## STATED GOAL
Reproduce each line of the material exactly, minus any picture.

---------- DATA SECTION ----------

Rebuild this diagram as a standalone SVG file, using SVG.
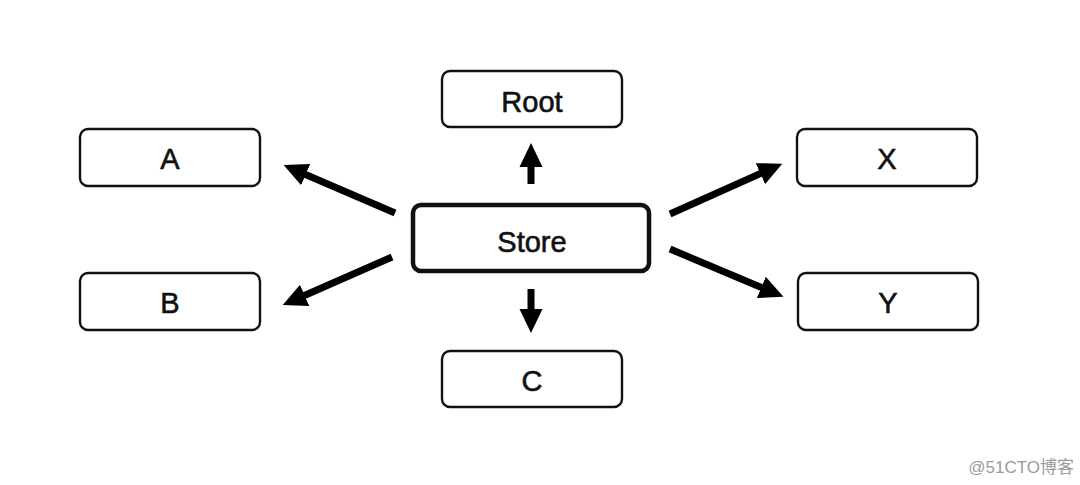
<svg xmlns="http://www.w3.org/2000/svg" width="1080" height="485" viewBox="0 0 1080 485">
<style>
.box{fill:#fff;stroke:#111;stroke-width:2.4}
.main{fill:#fff;stroke:#111;stroke-width:4.5}
.lbl{font-family:"Liberation Sans",Arial,sans-serif;font-size:29px;fill:#111;stroke:#111;stroke-width:0.6;text-anchor:middle}
.edge{stroke:#000;stroke-width:7;fill:none;marker-end:url(#ah)}
.wm{font-family:"Liberation Sans","Noto Sans CJK SC",sans-serif;font-size:17px;fill:#9a9a9a;text-anchor:end}
</style>
<defs>
<marker id="ah" markerUnits="userSpaceOnUse" markerWidth="26" markerHeight="26" viewBox="0 0 26 26" refX="4" refY="13" orient="auto">
<path d="M0,1.5 L24,13 L0,24.5 Z" fill="#000"/>
</marker>
</defs>
<rect width="1080" height="485" fill="#fff"/>
<g id="connectors">
<line class="edge" x1="531" y1="184" x2="531" y2="163"/>
<line class="edge" x1="531" y1="289" x2="531" y2="313"/>
<line class="edge" x1="395" y1="213" x2="302" y2="173"/>
<line class="edge" x1="392" y1="257" x2="301" y2="297"/>
<line class="edge" x1="670" y1="214" x2="764" y2="172"/>
<line class="edge" x1="670" y1="249" x2="765" y2="289"/>
</g>
<g id="root"><rect class="box" x="442" y="71" width="180" height="56" rx="8"/><text class="lbl" x="532" y="112">Root</text></g>
<g id="a"><rect class="box" x="80" y="129" width="180" height="57" rx="8"/><text class="lbl" x="170" y="169">A</text></g>
<g id="x"><rect class="box" x="797" y="129" width="180" height="57" rx="8"/><text class="lbl" x="887" y="169">X</text></g>
<g id="store"><rect class="main" x="413" y="205" width="236" height="66" rx="8"/><text class="lbl" x="532" y="252">Store</text></g>
<g id="b"><rect class="box" x="80" y="273" width="180" height="57" rx="8"/><text class="lbl" x="170" y="313">B</text></g>
<g id="y"><rect class="box" x="798" y="273" width="180" height="57" rx="8"/><text class="lbl" x="888" y="313">Y</text></g>
<g id="c"><rect class="box" x="442" y="351" width="180" height="56" rx="8"/><text class="lbl" x="532" y="391">C</text></g>
<text class="wm" x="1074" y="473">@51CTO博客</text>
</svg>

----------

## FULL ANSWER
Rebuild this diagram as a standalone SVG file, using SVG.
<svg xmlns="http://www.w3.org/2000/svg" width="1080" height="485" viewBox="0 0 1080 485">
<style>
.box{fill:#fff;stroke:#111;stroke-width:2.4}
.main{fill:#fff;stroke:#111;stroke-width:4.5}
.lbl{font-family:"Liberation Sans",Arial,sans-serif;font-size:29px;fill:#111;stroke:#111;stroke-width:0.6;text-anchor:middle}
.edge{stroke:#000;stroke-width:7;fill:none;marker-end:url(#ah)}
.wm{font-family:"Liberation Sans","Noto Sans CJK SC",sans-serif;font-size:17px;fill:#9a9a9a;text-anchor:end}
</style>
<defs>
<marker id="ah" markerUnits="userSpaceOnUse" markerWidth="26" markerHeight="26" viewBox="0 0 26 26" refX="4" refY="13" orient="auto">
<path d="M0,1.5 L24,13 L0,24.5 Z" fill="#000"/>
</marker>
</defs>
<rect width="1080" height="485" fill="#fff"/>
<g id="connectors">
<line class="edge" x1="531" y1="184" x2="531" y2="163"/>
<line class="edge" x1="531" y1="289" x2="531" y2="313"/>
<line class="edge" x1="395" y1="213" x2="302" y2="173"/>
<line class="edge" x1="392" y1="257" x2="301" y2="297"/>
<line class="edge" x1="670" y1="214" x2="764" y2="172"/>
<line class="edge" x1="670" y1="249" x2="765" y2="289"/>
</g>
<g id="root"><rect class="box" x="442" y="71" width="180" height="56" rx="8"/><text class="lbl" x="532" y="112">Root</text></g>
<g id="a"><rect class="box" x="80" y="129" width="180" height="57" rx="8"/><text class="lbl" x="170" y="169">A</text></g>
<g id="x"><rect class="box" x="797" y="129" width="180" height="57" rx="8"/><text class="lbl" x="887" y="169">X</text></g>
<g id="store"><rect class="main" x="413" y="205" width="236" height="66" rx="8"/><text class="lbl" x="532" y="252">Store</text></g>
<g id="b"><rect class="box" x="80" y="273" width="180" height="57" rx="8"/><text class="lbl" x="170" y="313">B</text></g>
<g id="y"><rect class="box" x="798" y="273" width="180" height="57" rx="8"/><text class="lbl" x="888" y="313">Y</text></g>
<g id="c"><rect class="box" x="442" y="351" width="180" height="56" rx="8"/><text class="lbl" x="532" y="391">C</text></g>
<text class="wm" x="1074" y="473">@51CTO博客</text>
</svg>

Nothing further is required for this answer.